Un acteur dont le rôle est particulièrement à suivre dans le déroulement et le dénouement incertain de cette crise est l’armée vénézuélienne. Si le haut commandement a réitéré son soutien au président Maduro, notamment via un discours du ministre de la Défense Vladimir Padrino López, le gros des forces souffre des conditions de vie dégradées, à l’instar du reste de la population. De fait, lundi 21 janvier, une mutinerie a eu lieu dans la caserne de Cotiza, quartier populaire du cœur de la capitale, appelant à ne plus reconnaître la légitimité de Nicolas Maduro et suscitant une vive mobilisation de la population malgré la répression rapide conduite par les forces de l’ordre.
De manière plus significative, le colonel José Luis Silva, attaché militaire vénézuélien à Washington, a déclaré ne plus reconnaître Nicolas Maduro comme chef d’Etat légitime et a exhorté ses « frères militaires » à reconnaitre la légitimité de Juan Guaido. Il a également annoncé avoir échangé avec ses supérieurs à Caracas pour les avertir de sa décision. Il se serait enfin entretenu avec Juan Guaido pour lui témoigner son soutien.
De son côté, la Russie a lancé jeudi un avertissement aux États-Unis quant à une éventuelle intervention militaire. Dans le cas d’une intervention américaine, la Russie, soutien majeur du régime de Maduro, protégera la souveraineté vénézuélienne et le principe de non-intervention dans les affaires intérieures, a déclaré Sergei Ryabkov, l’adjoint au ministre des Affaires Étrangères russe, dans un entretien à un journal russe. Il convient de rappeler que la Russie fournit un soutien militaire à Maduro et que deux bombardiers stratégiques russes à capacité nucléaire Tu-160 « Blackjack » avaient ainsi été déployés quelques jours au Venezuela en décembre dernier. De plus, des mercenaires russes auraient été envoyés à Caracas le 22 janvier, soit la veille de l’auto-proclamation de Juan Guaido, afin de protéger Maduro d’un éventuel complot militaire.
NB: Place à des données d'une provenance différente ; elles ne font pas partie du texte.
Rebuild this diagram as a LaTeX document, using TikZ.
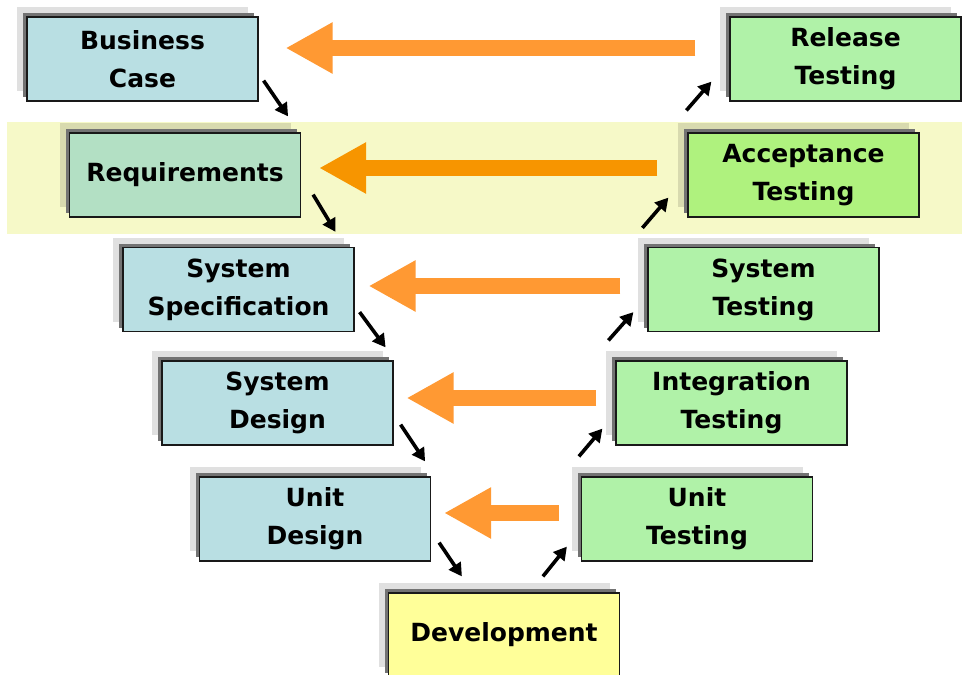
\documentclass[tikz,border=0pt]{standalone}
\usepackage{fontspec}
\setmainfont{DejaVu Sans}
\usetikzlibrary{arrows.meta,shadows}

\definecolor{designfill}{HTML}{B9DFE3}
\definecolor{reqfill}{HTML}{B3E0C4}
\definecolor{testfill}{HTML}{B0F2A8}
\definecolor{accfill}{HTML}{AFF27E}
\definecolor{devfill}{HTML}{FFFF99}
\definecolor{bandfill}{HTML}{F6F9C8}
\definecolor{backorange}{HTML}{FF9933}
\definecolor{deeporange}{HTML}{F79500}

\tikzset{
  phase/.style={draw=black!90, line width=1.2pt, rectangle,
    minimum width=231pt, minimum height=84pt, inner sep=0pt, align=center,
    font=\bfseries\fontsize{25pt}{38pt}\selectfont,
    general shadow={shadow xshift=-10pt, shadow yshift=10pt, fill=black, fill opacity=0.12, draw=none},
    general shadow={shadow xshift=-4pt, shadow yshift=4pt, fill=black!55, draw=none}},
  design/.style={phase, fill=designfill},
  test/.style={phase, fill=testfill},
  feedback/.style={line width=16pt, line cap=butt, draw=backorange,
    -{Triangle[length=47pt,width=48pt]}},
  flow/.style={line width=3.6pt, draw=black,
    -{Triangle[length=13pt,width=14pt]}}
}

\begin{document}
\begin{tikzpicture}[x=1pt,y=-1pt]
\useasboundingbox (0,0) rectangle (962,675);
\fill[white] (0,0) rectangle (962,675);

% highlighted requirements / acceptance band
\fill[bandfill] (7,122) rectangle (962,234);

% left branch: specification phases
\node[design] (bc) at (142.5,59) {Business\\Case};
\node[phase, fill=reqfill] (req) at (185,175) {Requirements};
\node[design] (ss) at (238.5,289.5) {System\\Specification};
\node[design] (sd) at (277.5,403) {System\\Design};
\node[design] (ud) at (315,519) {Unit\\Design};

% bottom: implementation
\node[phase, fill=devfill] (dev) at (504,635) {Development};

% right branch: testing phases
\node[test] (ut) at (697,519) {Unit\\Testing};
\node[test] (it) at (731.5,403) {Integration\\Testing};
\node[test] (st) at (763.5,289.5) {System\\Testing};
\node[phase, fill=accfill] (at) at (803.5,175) {Acceptance\\Testing};
\node[test] (rt) at (845.5,59) {Release\\Testing};

% feedback from each test level to its design level
\draw[feedback] ([xshift=-34pt,yshift=11pt]rt.west) -- ([xshift=27pt,yshift=11pt]bc.east);
\draw[feedback, draw=deeporange] ([xshift=-30pt,yshift=7pt]at.west) -- ([xshift=18pt,yshift=7pt]req.east);
\draw[feedback] ([xshift=-27pt,yshift=3.5pt]st.west) -- ([xshift=14pt,yshift=3.5pt]ss.east);
\draw[feedback] ([xshift=-19pt,yshift=5pt]it.west) -- ([xshift=13pt,yshift=5pt]sd.east);
\draw[feedback] ([xshift=-22pt,yshift=6pt]ut.west) -- ([xshift=13pt,yshift=6pt]ud.east);

% downward flow on the left
\draw[flow] ([xshift=5pt,yshift=21pt]bc.south east) -- ([xshift=-13pt,yshift=16pt]req.north east);
\draw[flow] ([xshift=12pt,yshift=23pt]req.south east) -- ([xshift=-19pt,yshift=15pt]ss.north east);
\draw[flow] ([xshift=5pt,yshift=20pt]ss.south east) -- ([xshift=-8pt,yshift=13pt]sd.north east);
\draw[flow] ([xshift=7pt,yshift=21pt]sd.south east) -- ([xshift=-6pt,yshift=15pt]ud.north east);
\draw[flow] ([xshift=8pt,yshift=19pt]ud.south east) -- ([xshift=74pt,yshift=16pt]dev.north west);

% upward flow on the right
\draw[flow] ([xshift=155pt,yshift=16pt]dev.north west) -- ([xshift=-14pt,yshift=15pt]ut.south west);
\draw[flow] ([xshift=-2pt,yshift=20pt]ut.north west) -- ([xshift=-13pt,yshift=17pt]it.south west);
\draw[flow] ([xshift=-7pt,yshift=20pt]it.north west) -- ([xshift=-14pt,yshift=20pt]st.south west);
\draw[flow] ([xshift=-5pt,yshift=19pt]st.north west) -- ([xshift=-19pt,yshift=20pt]at.south west);
\draw[flow] ([xshift=-1pt,yshift=22pt]at.north west) -- ([xshift=-18pt,yshift=20pt]rt.south west);
\end{tikzpicture}
\end{document}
Ryabkov a ajouté qu’une intervention américaine déstabiliserait le modèle de développement en place en Amérique latine.
Néanmoins, pour l’instant, Donald Trump a promis d’utiliser tout l’arsenal économique et diplomatique américain pour la restauration de la démocratie dans le pays sans envisager de solution militaire.
La Chine, qui soutient aussi Maduro (tout comme Cuba, la Turquie, le Nicaragua et la Bolivie), a demandé aux Etats-Unis de demeurer hors de la crise politique vénézuélienne et s’oppose également à toute intervention dans celle-ci. Ces dix dernières années, la Chine comme la Russie ont prêté des milliards de dollars au Venezuela (soutien aux secteurs minier et pétrolier notamment), et lui ont fourni des équipements militaires (avions de combat SU-30 et véhicules terrestres, en particulier les véhicules blindés VN-4 utilisés durant la répression des manifestations).